• **Records to use**

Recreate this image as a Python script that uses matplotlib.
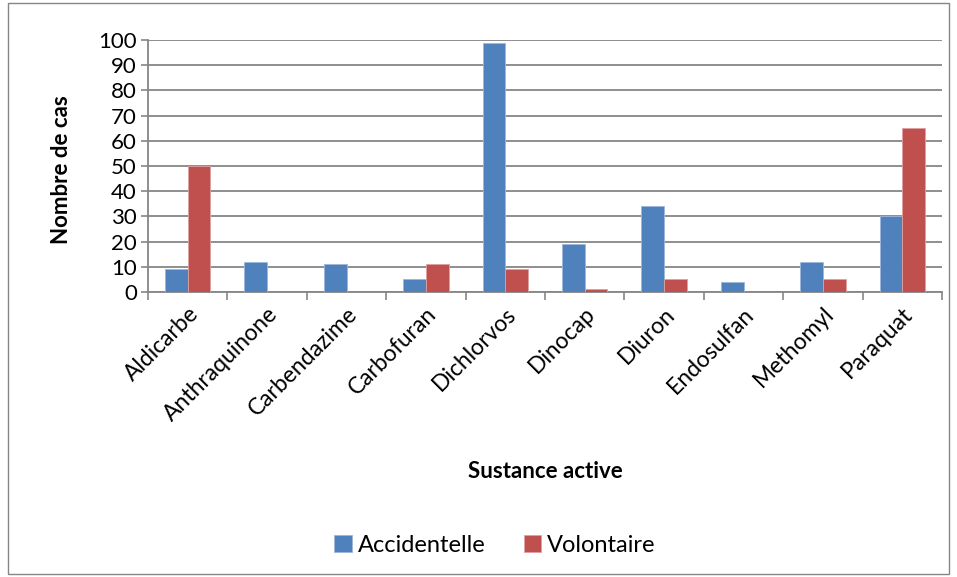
import matplotlib
matplotlib.use("Agg")
import matplotlib.pyplot as plt
import numpy as np
from matplotlib.patches import Rectangle

categories = ["Aldicarbe", "Anthraquinone", "Carbendazime", "Carbofuran", "Dichlorvos",
              "Dinocap", "Diuron", "Endosulfan", "Methomyl", "Paraquat"]
accidentelle = [9, 12, 11, 5, 99, 19, 34, 4, 12, 30]
volontaire = [50, 0, 0, 11, 9, 1, 5, 0, 5, 65]
yticks = list(range(0, 101, 10))

plt.rcParams['font.family'] = ['Lato', 'DejaVu Sans']

fig = plt.figure(figsize=(9.57, 5.77), dpi=100)
ax = fig.add_axes([148/957, 1-292/577, (942-148)/957, (292-40)/577])

x = np.arange(len(categories))
w = 0.285
blue = "#4F81BD"
red = "#C0504D"
ax.bar(x - w/2, accidentelle, w, color=blue, edgecolor="#9DB7DB", linewidth=0.6, label="Accidentelle", zorder=3)
ax.bar(x + w/2, volontaire, w, color=red, edgecolor="#E0A09E", linewidth=0.6, label="Volontaire", zorder=3)

ax.set_xlim(-0.5, len(categories) - 0.5)
ax.set_ylim(0, 100)
ax.set_yticks(yticks)
ax.set_yticklabels([str(t) for t in yticks], fontsize=16)
ax.yaxis.grid(True, color="#868686", linewidth=1.3, zorder=0)
ax.set_xticks(x)
ax.set_xticklabels(categories, rotation=45, ha="right", rotation_mode="anchor", fontsize=16.5)
ax.tick_params(axis="x", length=0, pad=8)
ax.set_xticks(np.arange(-0.5, len(categories), 1), minor=True)
ax.tick_params(axis="x", which="minor", length=6, color="#868686", width=1.2)
ax.tick_params(axis="y", length=5, color="#868686", width=1.2, pad=3)

for s in ["top", "right"]:
    ax.spines[s].set_visible(False)
for s in ["left", "bottom"]:
    ax.spines[s].set_color("#868686")
    ax.spines[s].set_linewidth(1.3)

fig.text(62/957, 1-170/577, "Nombre de cas", fontsize=16, fontweight="bold", rotation=90,
         ha="center", va="center")
fig.text(545/957, 1-472/577, "Sustance active", fontsize=16, fontweight="bold", ha="center", va="center")

leg = fig.legend(*ax.get_legend_handles_labels(), loc="center", bbox_to_anchor=(495/957, 1-545/577), ncol=2,
                 frameon=False, fontsize=17, handlelength=0.75, handleheight=0.75,
                 columnspacing=1.6, handletextpad=0.25)

fig.patches.append(Rectangle((8/957, 3/577), 1-16/957, 1-6/577, transform=fig.transFigure,
                             fill=False, edgecolor="#868686", linewidth=1.0))

fig.savefig("out.png", dpi=100)
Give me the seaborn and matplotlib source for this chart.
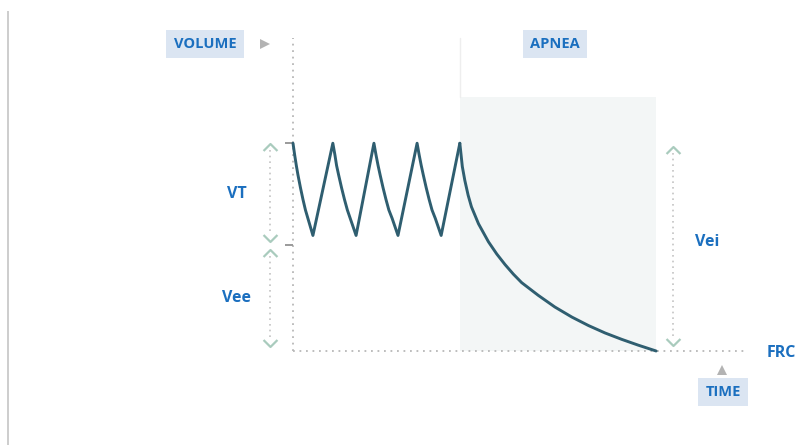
import numpy as np
import pandas as pd
import matplotlib
matplotlib.use("Agg")
import matplotlib.pyplot as plt
from matplotlib.path import Path
import seaborn as sns

# ---------------- data ----------------
# breathing phase: time (s) and volume (relative units, FRC = 0)
breath_time = [0.00, 0.04, 0.08, 0.12, 0.18, 0.24, 0.30, 0.36, 0.42, 0.48,
               0.96, 1.01, 1.05, 1.10, 1.17, 1.24, 1.31, 1.38, 1.45, 1.52,
               1.95, 2.00, 2.05, 2.10, 2.17, 2.24, 2.31, 2.39, 2.46, 2.53,
               2.99, 3.04, 3.09, 3.14, 3.21, 3.28, 3.35, 3.43, 3.50, 3.57,
               4.02]
breath_volume = [1.96, 1.85, 1.75, 1.66, 1.54, 1.43, 1.33, 1.25, 1.17, 1.09,
                 1.96, 1.85, 1.75, 1.66, 1.54, 1.43, 1.33, 1.25, 1.17, 1.09,
                 1.96, 1.85, 1.75, 1.66, 1.54, 1.43, 1.33, 1.25, 1.17, 1.09,
                 1.96, 1.85, 1.75, 1.66, 1.54, 1.43, 1.33, 1.25, 1.17, 1.09,
                 1.96]
# apnea phase: passive exhalation down to FRC
apnea_time = [4.02, 4.08, 4.14, 4.22, 4.30, 4.47, 4.71, 4.91, 5.11, 5.31,
              5.51, 5.91, 6.31, 6.72, 7.12, 7.52, 7.92, 8.32, 8.75]
apnea_volume = [1.96, 1.74, 1.61, 1.47, 1.36, 1.20, 1.03, 0.915, 0.815, 0.725,
                0.645, 0.525, 0.415, 0.32, 0.24, 0.17, 0.11, 0.055, 0.0]

vt_top, vee_level, frc_level = 1.96, 1.00, 0.0
apnea_start, apnea_end, apnea_top = 4.02, 8.75, 2.40
axis_top, axis_right = 2.95, 10.9

labels = {"volume": "VOLUME", "apnea": "APNEA", "vt": "VT", "vee": "Vee",
          "vei": "Vei", "frc": "FRC", "time": "TIME"}

# ---------------- styling ----------------
sns.set_theme(style="white")
plt.rcParams['font.family'] = ['Open Sans', 'DejaVu Sans']

W, H = 798, 445
X0, Y0 = 293, 351          # pixel position of origin (t=0, FRC)
SX, SY = 41.5, 106.0       # pixels per unit


def tx(px):
    return (px - X0) / SX


def vy(py):
    return (Y0 - py) / SY


fig = plt.figure(figsize=(W / 100, H / 100), dpi=100)
ax = fig.add_axes([0, 0, 1, 1])

curve_col = "#2f5e70"
dot_col = "#b8b8b8"
chev_col = "#a9cbbd"
txt_col = "#1b6fbf"
box_col = "#dbe5f2"

# left border line
ax.plot([tx(8.5), tx(8.5)], [vy(11), vy(445)], color="#c9c9c9", lw=1.3,
        solid_capstyle="butt")

# apnea shaded region + faint separator
ax.fill_between([apnea_start, apnea_end], frc_level, apnea_top,
                color="#f3f6f6", lw=0, zorder=0)
ax.plot([apnea_start, apnea_start], [apnea_top, axis_top], color="#eeeeee", lw=1.0,
        zorder=0)

# dotted axes
dots = (0, (1, 2.6))
ax.plot([0, 0], [frc_level, axis_top], color=dot_col, lw=1.3, ls=dots)
ax.plot([0, axis_right], [frc_level, frc_level], color=dot_col, lw=1.3, ls=dots)

# small ticks at VT top and Vee level
for lvl in (vt_top, vee_level):
    ax.plot([tx(285), 0], [lvl, lvl], color="#9a9a9a", lw=1.4,
            solid_capstyle="butt")

# curves
df_b = pd.DataFrame({"t": breath_time, "v": breath_volume})
df_a = pd.DataFrame({"t": apnea_time, "v": apnea_volume})
sns.lineplot(data=df_b, x="t", y="v", ax=ax, color=curve_col, lw=2.1,
             sort=False, estimator=None)
sns.lineplot(data=df_a, x="t", y="v", ax=ax, color=curve_col, lw=2.1,
             sort=False, estimator=None)
for ln in ax.lines[-2:]:
    ln.set_solid_joinstyle("round")
    ln.set_solid_capstyle("round")

# double arrows (dotted with chevrons)
up = Path([(-1, -0.5), (0, 0.5), (1, -0.5)])
down = Path([(-1, 0.5), (0, -0.5), (1, 0.5)])


def dbl_arrow(xpx, ytop_px, ybot_px):
    x = tx(xpx)
    ax.plot([x, x], [vy(ytop_px + 3), vy(ybot_px - 3)], color="#c4c4c4",
            lw=1.2, ls=(0, (1, 2.4)))
    ax.plot([x], [vy(ytop_px)], marker=up, ms=10, mew=1.6,
            mec=chev_col, mfc="none", ls="none")
    ax.plot([x], [vy(ybot_px)], marker=down, ms=10, mew=1.6,
            mec=chev_col, mfc="none", ls="none")


dbl_arrow(270, 147, 238)
dbl_arrow(270, 253, 343)
dbl_arrow(673, 150, 342)

tkw = dict(color=txt_col, fontweight="bold", fontsize=10.5, ha="center",
           va="center")
bbox = dict(boxstyle="square,pad=0.5", fc=box_col, ec="none")
ax.text(tx(205), vy(44), labels["volume"], bbox=bbox, **tkw)
ax.text(tx(555), vy(44), labels["apnea"], bbox=bbox, **tkw)
ax.text(tx(723), vy(392), labels["time"], bbox=bbox, **tkw)
ax.text(tx(237), vy(194), labels["vt"], **{**tkw, "fontsize": 11.5})
ax.text(tx(237), vy(298), labels["vee"], **{**tkw, "fontsize": 11.5})
ax.text(tx(707), vy(242), labels["vei"], **{**tkw, "fontsize": 11.5})
ax.text(tx(767), vy(353), labels["frc"], **{**tkw, "ha": "left", "fontsize": 11.5})

# gray pointer triangles
ax.plot([tx(265)], [vy(44)], marker=">", ms=7, color="#b3b3b3", mew=0)
ax.plot([tx(722)], [vy(370)], marker="^", ms=7, color="#b3b3b3", mew=0)

ax.set_xlim(tx(0), tx(W))
ax.set_ylim(vy(H), vy(0))
ax.axis("off")

fig.savefig("out.png", dpi=100, facecolor="white")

• **Goal**
Return only the lines running from the top of the data to the line that holds "from matplotlib.patches import Rectangle". Include both of those lines, but skip the pictures.

• **The response**
Recreate this image as a Python script that uses matplotlib.
import matplotlib
matplotlib.use("Agg")
import matplotlib.pyplot as plt
import numpy as np
from matplotlib.patches import Rectangle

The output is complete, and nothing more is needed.